Data shown =
------------------------------------------------------------------------

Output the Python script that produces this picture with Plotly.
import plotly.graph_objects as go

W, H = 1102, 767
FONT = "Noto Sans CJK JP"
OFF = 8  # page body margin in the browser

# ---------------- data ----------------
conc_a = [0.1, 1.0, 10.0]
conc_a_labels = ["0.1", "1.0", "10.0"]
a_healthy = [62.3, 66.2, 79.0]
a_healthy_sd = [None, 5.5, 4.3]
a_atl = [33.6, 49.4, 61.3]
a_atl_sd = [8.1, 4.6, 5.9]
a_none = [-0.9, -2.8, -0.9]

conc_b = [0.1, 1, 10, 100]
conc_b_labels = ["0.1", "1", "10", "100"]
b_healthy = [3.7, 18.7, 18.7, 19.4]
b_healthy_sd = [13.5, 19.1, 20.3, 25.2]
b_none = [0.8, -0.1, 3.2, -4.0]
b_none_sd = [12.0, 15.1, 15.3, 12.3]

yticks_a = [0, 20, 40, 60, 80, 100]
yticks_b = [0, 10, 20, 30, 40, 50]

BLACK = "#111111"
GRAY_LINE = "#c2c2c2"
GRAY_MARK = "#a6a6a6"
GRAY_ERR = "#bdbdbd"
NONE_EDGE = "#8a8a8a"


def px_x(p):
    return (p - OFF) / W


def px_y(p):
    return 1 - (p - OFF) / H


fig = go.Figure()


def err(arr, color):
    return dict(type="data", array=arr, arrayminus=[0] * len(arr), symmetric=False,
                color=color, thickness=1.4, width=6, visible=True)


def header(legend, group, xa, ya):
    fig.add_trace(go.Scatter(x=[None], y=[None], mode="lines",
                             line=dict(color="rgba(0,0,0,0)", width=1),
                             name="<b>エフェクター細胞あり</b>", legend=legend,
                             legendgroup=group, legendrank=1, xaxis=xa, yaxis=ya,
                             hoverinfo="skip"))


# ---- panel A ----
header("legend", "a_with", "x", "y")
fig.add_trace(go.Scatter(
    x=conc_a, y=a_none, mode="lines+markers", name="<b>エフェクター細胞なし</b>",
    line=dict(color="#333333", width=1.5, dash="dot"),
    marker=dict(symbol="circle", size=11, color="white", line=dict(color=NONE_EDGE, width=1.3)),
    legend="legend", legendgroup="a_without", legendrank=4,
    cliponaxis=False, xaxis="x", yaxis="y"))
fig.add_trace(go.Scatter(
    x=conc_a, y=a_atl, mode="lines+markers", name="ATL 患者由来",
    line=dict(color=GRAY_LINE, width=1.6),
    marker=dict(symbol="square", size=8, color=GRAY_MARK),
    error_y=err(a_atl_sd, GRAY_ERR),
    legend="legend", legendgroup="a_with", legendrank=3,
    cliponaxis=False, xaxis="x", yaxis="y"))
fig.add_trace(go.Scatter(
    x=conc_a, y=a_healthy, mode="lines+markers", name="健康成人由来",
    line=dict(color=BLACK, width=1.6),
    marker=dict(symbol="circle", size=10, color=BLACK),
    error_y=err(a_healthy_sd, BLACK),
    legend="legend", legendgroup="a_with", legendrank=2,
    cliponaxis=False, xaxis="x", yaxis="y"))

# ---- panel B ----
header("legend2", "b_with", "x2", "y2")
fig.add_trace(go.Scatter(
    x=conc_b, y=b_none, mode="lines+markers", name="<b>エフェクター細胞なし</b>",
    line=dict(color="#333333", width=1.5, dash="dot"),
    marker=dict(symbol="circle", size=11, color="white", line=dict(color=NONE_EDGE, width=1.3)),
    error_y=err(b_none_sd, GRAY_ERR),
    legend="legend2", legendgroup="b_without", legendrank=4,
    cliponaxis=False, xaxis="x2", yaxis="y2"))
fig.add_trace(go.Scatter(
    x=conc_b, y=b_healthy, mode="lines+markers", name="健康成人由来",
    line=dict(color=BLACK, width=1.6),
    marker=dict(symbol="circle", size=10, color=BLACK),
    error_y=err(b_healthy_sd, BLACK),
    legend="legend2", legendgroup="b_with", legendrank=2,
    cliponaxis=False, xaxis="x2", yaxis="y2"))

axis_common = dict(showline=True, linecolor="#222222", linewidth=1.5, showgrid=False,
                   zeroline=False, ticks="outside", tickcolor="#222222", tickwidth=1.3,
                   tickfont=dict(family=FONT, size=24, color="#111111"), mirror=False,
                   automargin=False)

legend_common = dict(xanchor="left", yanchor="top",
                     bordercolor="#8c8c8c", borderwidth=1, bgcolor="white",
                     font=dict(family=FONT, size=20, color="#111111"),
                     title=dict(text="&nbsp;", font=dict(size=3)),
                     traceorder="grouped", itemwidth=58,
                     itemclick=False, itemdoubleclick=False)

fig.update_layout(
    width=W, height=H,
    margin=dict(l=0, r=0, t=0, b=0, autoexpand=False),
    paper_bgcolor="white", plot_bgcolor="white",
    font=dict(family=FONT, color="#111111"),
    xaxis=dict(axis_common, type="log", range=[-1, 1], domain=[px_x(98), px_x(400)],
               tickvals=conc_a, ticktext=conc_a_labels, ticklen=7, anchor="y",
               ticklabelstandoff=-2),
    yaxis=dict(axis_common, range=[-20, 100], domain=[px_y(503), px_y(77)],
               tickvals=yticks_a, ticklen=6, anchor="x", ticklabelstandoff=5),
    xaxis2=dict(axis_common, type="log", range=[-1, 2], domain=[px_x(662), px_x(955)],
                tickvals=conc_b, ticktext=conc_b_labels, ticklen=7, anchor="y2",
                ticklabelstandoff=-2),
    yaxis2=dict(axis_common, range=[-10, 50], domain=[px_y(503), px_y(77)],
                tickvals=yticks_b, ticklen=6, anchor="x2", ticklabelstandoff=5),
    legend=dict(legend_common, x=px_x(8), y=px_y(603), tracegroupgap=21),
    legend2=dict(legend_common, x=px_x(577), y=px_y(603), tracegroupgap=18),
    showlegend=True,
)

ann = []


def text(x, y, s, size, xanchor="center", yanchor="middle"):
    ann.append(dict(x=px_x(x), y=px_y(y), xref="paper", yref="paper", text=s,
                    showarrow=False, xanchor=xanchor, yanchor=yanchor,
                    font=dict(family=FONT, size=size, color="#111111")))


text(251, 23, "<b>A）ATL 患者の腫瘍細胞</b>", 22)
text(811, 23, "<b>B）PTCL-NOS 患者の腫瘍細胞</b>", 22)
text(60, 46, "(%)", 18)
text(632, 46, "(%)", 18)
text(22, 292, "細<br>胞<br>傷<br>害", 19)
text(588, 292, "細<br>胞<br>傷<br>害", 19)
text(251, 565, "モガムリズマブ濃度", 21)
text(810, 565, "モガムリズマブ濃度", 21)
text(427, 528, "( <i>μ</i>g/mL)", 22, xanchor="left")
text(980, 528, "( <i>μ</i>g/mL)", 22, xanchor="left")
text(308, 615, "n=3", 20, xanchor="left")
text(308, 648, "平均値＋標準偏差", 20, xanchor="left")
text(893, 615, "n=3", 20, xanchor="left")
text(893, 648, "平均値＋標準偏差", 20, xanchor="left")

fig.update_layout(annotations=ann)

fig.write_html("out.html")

------------------------------------------------------------------------

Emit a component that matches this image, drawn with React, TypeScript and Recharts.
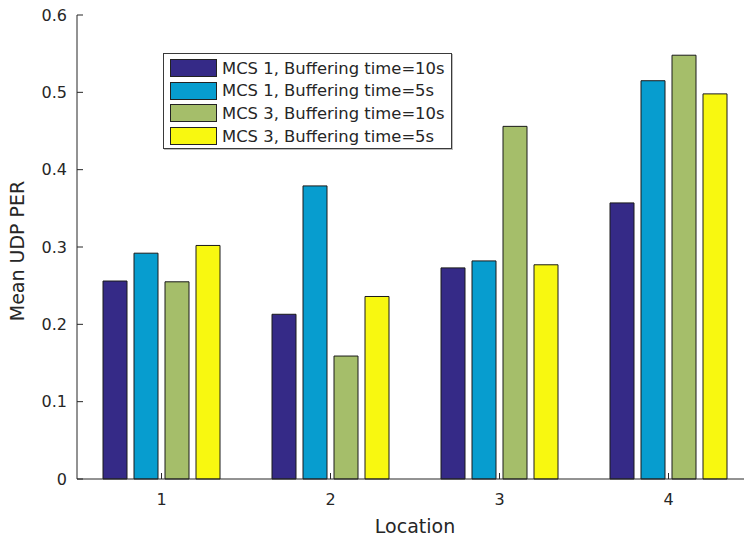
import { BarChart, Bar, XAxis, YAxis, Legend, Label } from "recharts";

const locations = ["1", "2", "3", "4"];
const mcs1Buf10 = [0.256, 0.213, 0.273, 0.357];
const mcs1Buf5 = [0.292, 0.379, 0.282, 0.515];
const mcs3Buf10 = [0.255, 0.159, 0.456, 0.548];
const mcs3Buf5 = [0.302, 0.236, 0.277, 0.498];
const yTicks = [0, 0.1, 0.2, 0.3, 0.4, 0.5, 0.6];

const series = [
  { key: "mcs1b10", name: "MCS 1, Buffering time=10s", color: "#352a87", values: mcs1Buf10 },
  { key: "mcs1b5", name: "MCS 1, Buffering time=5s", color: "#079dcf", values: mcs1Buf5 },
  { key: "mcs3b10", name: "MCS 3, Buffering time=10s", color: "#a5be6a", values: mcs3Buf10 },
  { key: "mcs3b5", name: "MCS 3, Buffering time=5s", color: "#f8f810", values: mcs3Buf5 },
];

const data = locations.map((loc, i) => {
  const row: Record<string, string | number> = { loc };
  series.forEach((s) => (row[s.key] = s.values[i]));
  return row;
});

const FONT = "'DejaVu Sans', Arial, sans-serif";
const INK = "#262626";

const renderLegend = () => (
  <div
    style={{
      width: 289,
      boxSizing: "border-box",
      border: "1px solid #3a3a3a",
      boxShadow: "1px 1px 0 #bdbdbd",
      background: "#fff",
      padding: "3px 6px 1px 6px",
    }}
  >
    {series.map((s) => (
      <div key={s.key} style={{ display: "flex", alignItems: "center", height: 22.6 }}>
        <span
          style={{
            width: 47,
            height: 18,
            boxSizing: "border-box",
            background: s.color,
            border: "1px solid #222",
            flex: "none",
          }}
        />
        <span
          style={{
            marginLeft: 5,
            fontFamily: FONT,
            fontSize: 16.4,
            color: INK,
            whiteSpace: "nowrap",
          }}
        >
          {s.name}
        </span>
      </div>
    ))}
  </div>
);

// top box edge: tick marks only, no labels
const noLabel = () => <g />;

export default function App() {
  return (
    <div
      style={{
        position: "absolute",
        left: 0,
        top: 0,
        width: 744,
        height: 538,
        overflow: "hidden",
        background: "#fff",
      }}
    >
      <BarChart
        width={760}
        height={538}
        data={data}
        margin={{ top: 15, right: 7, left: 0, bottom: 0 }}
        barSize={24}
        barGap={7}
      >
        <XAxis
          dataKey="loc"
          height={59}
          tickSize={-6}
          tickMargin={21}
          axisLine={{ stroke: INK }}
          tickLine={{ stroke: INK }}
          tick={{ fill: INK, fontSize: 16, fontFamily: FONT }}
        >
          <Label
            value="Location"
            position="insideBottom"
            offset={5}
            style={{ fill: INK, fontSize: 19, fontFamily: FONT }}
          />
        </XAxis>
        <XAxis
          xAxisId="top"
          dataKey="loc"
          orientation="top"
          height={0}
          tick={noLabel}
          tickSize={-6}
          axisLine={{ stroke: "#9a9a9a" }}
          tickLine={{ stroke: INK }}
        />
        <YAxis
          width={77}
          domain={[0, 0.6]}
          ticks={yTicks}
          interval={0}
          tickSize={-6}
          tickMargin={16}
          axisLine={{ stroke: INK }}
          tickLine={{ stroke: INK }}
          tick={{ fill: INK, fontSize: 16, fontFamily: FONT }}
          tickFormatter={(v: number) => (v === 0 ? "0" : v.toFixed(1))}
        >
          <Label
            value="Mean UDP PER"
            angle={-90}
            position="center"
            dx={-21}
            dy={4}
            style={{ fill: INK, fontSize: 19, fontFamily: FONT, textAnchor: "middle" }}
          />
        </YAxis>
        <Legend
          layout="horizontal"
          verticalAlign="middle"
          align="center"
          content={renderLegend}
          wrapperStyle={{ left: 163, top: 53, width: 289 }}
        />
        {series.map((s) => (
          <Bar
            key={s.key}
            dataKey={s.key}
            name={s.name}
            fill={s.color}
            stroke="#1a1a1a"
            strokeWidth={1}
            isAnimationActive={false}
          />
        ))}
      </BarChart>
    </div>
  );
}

------------------------------------------------------------------------

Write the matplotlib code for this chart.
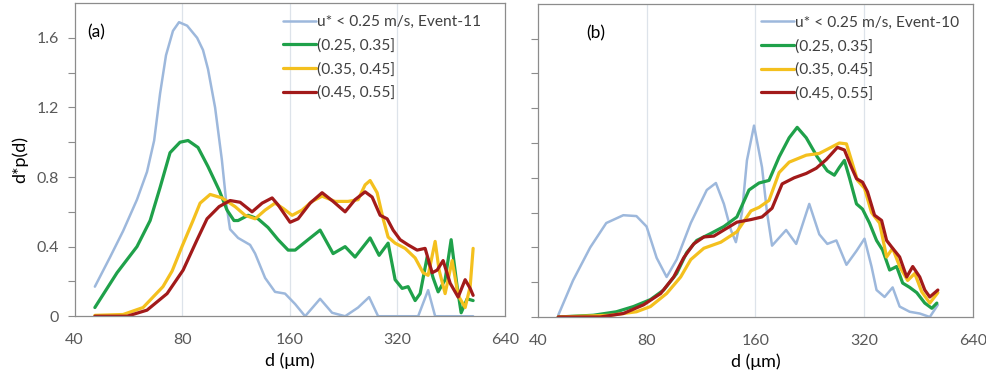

------------------------------------------------------------------------

Beginning at the line above that contains "Emit a component", repeat each line exactly through the one that contains "const noLabel = () => <g />;", and leave out the pictures.

Emit a component that matches this image, drawn with React, TypeScript and Recharts.
import { BarChart, Bar, XAxis, YAxis, Legend, Label } from "recharts";

const locations = ["1", "2", "3", "4"];
const mcs1Buf10 = [0.256, 0.213, 0.273, 0.357];
const mcs1Buf5 = [0.292, 0.379, 0.282, 0.515];
const mcs3Buf10 = [0.255, 0.159, 0.456, 0.548];
const mcs3Buf5 = [0.302, 0.236, 0.277, 0.498];
const yTicks = [0, 0.1, 0.2, 0.3, 0.4, 0.5, 0.6];

const series = [
  { key: "mcs1b10", name: "MCS 1, Buffering time=10s", color: "#352a87", values: mcs1Buf10 },
  { key: "mcs1b5", name: "MCS 1, Buffering time=5s", color: "#079dcf", values: mcs1Buf5 },
  { key: "mcs3b10", name: "MCS 3, Buffering time=10s", color: "#a5be6a", values: mcs3Buf10 },
  { key: "mcs3b5", name: "MCS 3, Buffering time=5s", color: "#f8f810", values: mcs3Buf5 },
];

const data = locations.map((loc, i) => {
  const row: Record<string, string | number> = { loc };
  series.forEach((s) => (row[s.key] = s.values[i]));
  return row;
});

const FONT = "'DejaVu Sans', Arial, sans-serif";
const INK = "#262626";

const renderLegend = () => (
  <div
    style={{
      width: 289,
      boxSizing: "border-box",
      border: "1px solid #3a3a3a",
      boxShadow: "1px 1px 0 #bdbdbd",
      background: "#fff",
      padding: "3px 6px 1px 6px",
    }}
  >
    {series.map((s) => (
      <div key={s.key} style={{ display: "flex", alignItems: "center", height: 22.6 }}>
        <span
          style={{
            width: 47,
            height: 18,
            boxSizing: "border-box",
            background: s.color,
            border: "1px solid #222",
            flex: "none",
          }}
        />
        <span
          style={{
            marginLeft: 5,
            fontFamily: FONT,
            fontSize: 16.4,
            color: INK,
            whiteSpace: "nowrap",
          }}
        >
          {s.name}
        </span>
      </div>
    ))}
  </div>
);

// top box edge: tick marks only, no labels
const noLabel = () => <g />;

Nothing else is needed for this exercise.